• Directions for this task: Using the listing below, report all lines holding the word "chart".

[begin Data block]

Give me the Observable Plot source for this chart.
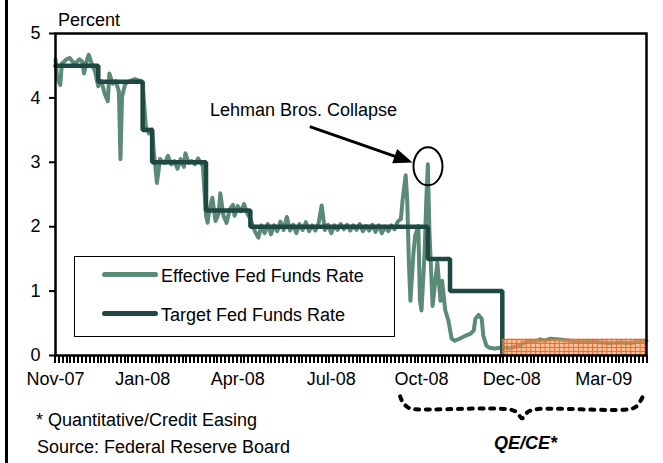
<!DOCTYPE html>
<html>
<head>
<meta charset="utf-8">
<script src="https://cdn.jsdelivr.net/npm/d3@7"></script>
<script src="https://cdn.jsdelivr.net/npm/@observablehq/plot@0.6"></script>
<style>
  html, body { margin: 0; padding: 0; background: #fff; }
  #wrap { position: relative; width: 663px; height: 463px; overflow: hidden; font-family: "Liberation Sans", Arial, sans-serif; color: #000; }
  #wrap .t { position: absolute; font-size: 18px; line-height: 18px; white-space: nowrap; }
  #frameLeft { position: absolute; left: 5px; top: 0; width: 3px; height: 463px; background: #000; }
  #legend { position: absolute; left: 74px; top: 256px; width: 319px; height: 79px; border: 1px solid #000; background: #fff; }
  .lg { position: absolute; left: 27px; width: 56px; height: 5px; border-radius: 3px; }
</style>
</head>
<body>
<div id="wrap">
  <div id="chart"></div>
  <div id="frameLeft"></div>
  <div class="t" style="left:58px; top:11px;">Percent</div>
  <div class="t" style="left:210px; top:101px;">Lehman Bros. Collapse</div>
  <div id="legend">
    <div class="lg" id="lgEff" style="top:15px;"></div>
    <div class="t" style="left:86px; top:10px;">Effective Fed Funds Rate</div>
    <div class="lg" id="lgTgt" style="top:54px;"></div>
    <div class="t" style="left:86px; top:49px;">Target Fed Funds Rate</div>
  </div>
  <div class="t" style="left:36px; top:411px;">* Quantitative/Credit Easing</div>
  <div class="t" style="left:37px; top:438px;">Source: Federal Reserve Board</div>
  <div class="t" style="left:494px; top:434px; font-weight:bold; font-style:italic;">QE/CE*</div>
</div>
<script>
// ---- data (x = business-day index from Nov 1, 2007) ----
const effDay = [0,1,3,4,7,9,12,15,17,18,20,21,23,25,26,27,29,31,33,34,36,38,40,41,42,44,47,50,54,55,
  57,59,61,62,63,64,66,67,69,71,73,75,77,79,81,82,84,86,88,90,91,93,
  95,96,97,99,101,103,104,106,108,110,112,113,115,117,119,121,123,
  124,126,128,130,132,134,136,138,140,142,144,146,148,150,152,154,156,158,160,162,164,166,168,170,172,174,176,178,180,182,184,186,188,190,192,194,196,198,200,202,204,206,208,210,212,214,216,218,219,
  221,222,223,224,226,227,229,230,231,233,234,235,236,238,239,241,243,244,246,248,250,252,255,259,262,264,265,267,269,270,272,274,277,281,
  284,287,290,293,296,300,303,306,309,312,318,325,331,337,344,350,356,363,369,373];
const effRate = [4.60,4.33,4.20,4.53,4.60,4.62,4.52,4.60,4.56,4.38,4.60,4.67,4.52,4.41,4.29,4.18,4.26,4.07,3.95,4.38,4.22,4.26,4.10,3.05,4.02,4.22,4.26,4.29,4.26,4.22,
  3.56,3.45,3.51,3.17,2.94,2.68,3.05,3.02,2.99,3.10,2.97,3.02,2.90,3.05,2.93,3.14,2.99,3.02,2.97,3.06,3.02,2.94,
  2.17,2.06,2.24,2.45,2.09,2.21,2.52,2.17,2.06,2.27,2.34,2.17,2.32,2.24,2.35,2.21,2.12,
  2.05,1.92,1.83,2.02,1.90,2.04,1.88,2.02,1.93,2.08,1.95,2.15,1.94,2.03,1.90,2.04,1.95,2.07,1.93,2.02,1.94,2.05,2.33,1.95,2.03,1.90,2.02,1.95,2.04,1.96,2.03,1.94,2.02,1.95,2.04,1.93,2.01,1.94,2.03,1.92,2.02,1.90,2.00,1.93,2.02,1.96,2.08,2.12,2.40,
  2.80,2.40,1.47,0.85,1.62,1.86,2.01,0.85,0.70,1.62,2.40,2.97,1.93,0.77,1.00,1.44,0.85,1.16,0.70,0.54,0.26,0.23,0.26,0.31,0.34,0.39,0.57,0.63,0.57,0.31,0.15,0.12,0.11,0.12,
  0.12,0.11,0.14,0.15,0.20,0.23,0.22,0.25,0.23,0.26,0.25,0.23,0.22,0.22,0.20,0.19,0.20,0.19,0.22,0.23];

const tgtDay  = [0, 27, 55, 61, 95, 123, 235, 249, 282];
const tgtRate = [4.5, 4.25, 3.5, 3.0, 2.25, 2.0, 1.5, 1.0, 0];

// QE/CE target range band (0 - 0.25%)
const bandDays = [282, 373];
const bandRange = [0, 0.25];

const yTicks = [0, 1, 2, 3, 4, 5];
const xLabelDays = [0, 55, 115, 174, 231, 288, 346];
const xLabels = ["Nov-07", "Jan-08", "Apr-08", "Jul-08", "Oct-08", "Dec-08", "Mar-09"];

// annotations (data coordinates)
const lehmanPeak = {day: 235.4, rate: 2.93};
const arrowFrom = {day: 160.8, rate: 3.545};
const arrowTo = {day: 225.7, rate: 2.99};
const braceSpan = [217.5, 294.5, 370.7]; // left end, tip, right end

// ---- styles ----
const effColor = "#5b8b77";
const tgtColor = "#1f4842";
document.getElementById("lgEff").style.background = effColor;
document.getElementById("lgTgt").style.background = tgtColor;

const eff = effDay.map((d, i) => ({day: d, rate: effRate[i]}));
const tgt = tgtDay.map((d, i) => ({day: d, rate: tgtRate[i]}));
const labelMap = new Map(xLabelDays.map((d, i) => [d, xLabels[i]]));
const minorTicks = d3.range(0, 373.5, 2.44);
const bandGridX = d3.range(bandDays[0] + 3, bandDays[1], 3);
const bandGridY = [0.0625, 0.125, 0.1875];

const [bL, bT, bR] = braceSpan;
const brace = [
  [bL, -0.635], [bL + 2, -0.74], [bL + 6, -0.82], [bL + 9.5, -0.836],
  [bT - 8.5, -0.836], [bT - 3.5, -0.88], [bT, -0.975], [bT + 3.5, -0.88], [bT + 8.5, -0.836],
  [bR - 9.5, -0.836], [bR - 4, -0.79], [bR, -0.635]
].map(([day, rate]) => ({day, rate}));

const svgNS = "http://www.w3.org/2000/svg";
function minorTickMark(index, scales) {
  const g = document.createElementNS(svgNS, "g");
  const y0 = Math.round(scales.y(0));
  for (const v of minorTicks) {
    const r = document.createElementNS(svgNS, "rect");
    r.setAttribute("x", Math.round(scales.x(v)) - 1);
    r.setAttribute("y", y0);
    r.setAttribute("width", 2);
    r.setAttribute("height", 8);
    r.setAttribute("fill", "#000");
    g.append(r);
  }
  return g;
}
function ellipseMark(index, scales) {
  const e = document.createElementNS(svgNS, "ellipse");
  e.setAttribute("cx", scales.x(lehmanPeak.day));
  e.setAttribute("cy", scales.y(lehmanPeak.rate));
  e.setAttribute("rx", 14.5);
  e.setAttribute("ry", 19);
  e.setAttribute("fill", "none");
  e.setAttribute("stroke", "#000");
  e.setAttribute("stroke-width", 2);
  return e;
}
function arrowMark(index, scales) {
  const g = document.createElementNS(svgNS, "g");
  const x1 = scales.x(arrowFrom.day), y1 = scales.y(arrowFrom.rate);
  const x2 = scales.x(arrowTo.day), y2 = scales.y(arrowTo.rate);
  const a = Math.atan2(y2 - y1, x2 - x1), L = 19, W = 7.5;
  const bx = x2 - L * Math.cos(a), by = y2 - L * Math.sin(a);
  const line = document.createElementNS(svgNS, "line");
  line.setAttribute("x1", x1); line.setAttribute("y1", y1);
  line.setAttribute("x2", bx + 2 * Math.cos(a)); line.setAttribute("y2", by + 2 * Math.sin(a));
  line.setAttribute("stroke", "#000"); line.setAttribute("stroke-width", 3);
  const p = document.createElementNS(svgNS, "polygon");
  const px = -Math.sin(a), py = Math.cos(a);
  p.setAttribute("points", `${x2},${y2} ${bx + W * px},${by + W * py} ${bx - W * px},${by - W * py}`);
  p.setAttribute("fill", "#000");
  g.append(line, p);
  return g;
}

const chart = Plot.plot({
  width: 663,
  height: 463,
  marginLeft: 55,
  marginRight: 17,
  marginTop: 33,
  marginBottom: 108,
  x: {domain: [0, 373]},
  y: {domain: [0, 5]},
  style: {fontFamily: '"Liberation Sans", Arial, sans-serif', fontSize: "18px", color: "#000", background: "transparent", overflow: "visible"},
  marks: [
    Plot.line(eff, {x: "day", y: "rate", stroke: effColor, strokeWidth: 4, strokeLinejoin: "round", strokeLinecap: "round"}),
    Plot.line(tgt, {x: "day", y: "rate", curve: "step-after", stroke: tgtColor, strokeWidth: 4.5, strokeLinejoin: "miter"}),
    Plot.rect([0], {x1: bandDays[0], x2: bandDays[1], y1: bandRange[0], y2: bandRange[1], fill: "#f7985a", fillOpacity: 0.6}),
    Plot.ruleX(bandGridX, {y1: bandRange[0], y2: bandRange[1], stroke: "#ef6a1c", strokeWidth: 1}),
    Plot.ruleY(bandGridY, {x1: bandDays[0], x2: bandDays[1], stroke: "#ef6a1c", strokeWidth: 1}),
    Plot.ruleY([bandRange[1]], {x1: bandDays[0], x2: bandDays[1], stroke: "#ef6a1c", strokeWidth: 1.2}),
    Plot.frame({stroke: "#000", strokeWidth: 2.5}),
    Plot.axisY(yTicks, {tickSize: 6, tickPadding: 9, strokeWidth: 2, fontSize: 18, label: null, tickFormat: d => String(d)}),
    minorTickMark,
    Plot.axisX(xLabelDays, {tickSize: 0, tickPadding: 17, fontSize: 18, label: null, tickFormat: d => labelMap.get(d)}),
    Plot.line(brace, {x: "day", y: "rate", curve: "catmull-rom", stroke: "#000", strokeWidth: 4, strokeDasharray: "4,6.7"}),
    ellipseMark,
    arrowMark
  ]
});
document.getElementById("chart").append(chart);
</script>
</body>
</html>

[end Data block]

• Result for this task:
Give me the Observable Plot source for this chart.
  <div id="chart"></div>
const chart = Plot.plot({
document.getElementById("chart").append(chart);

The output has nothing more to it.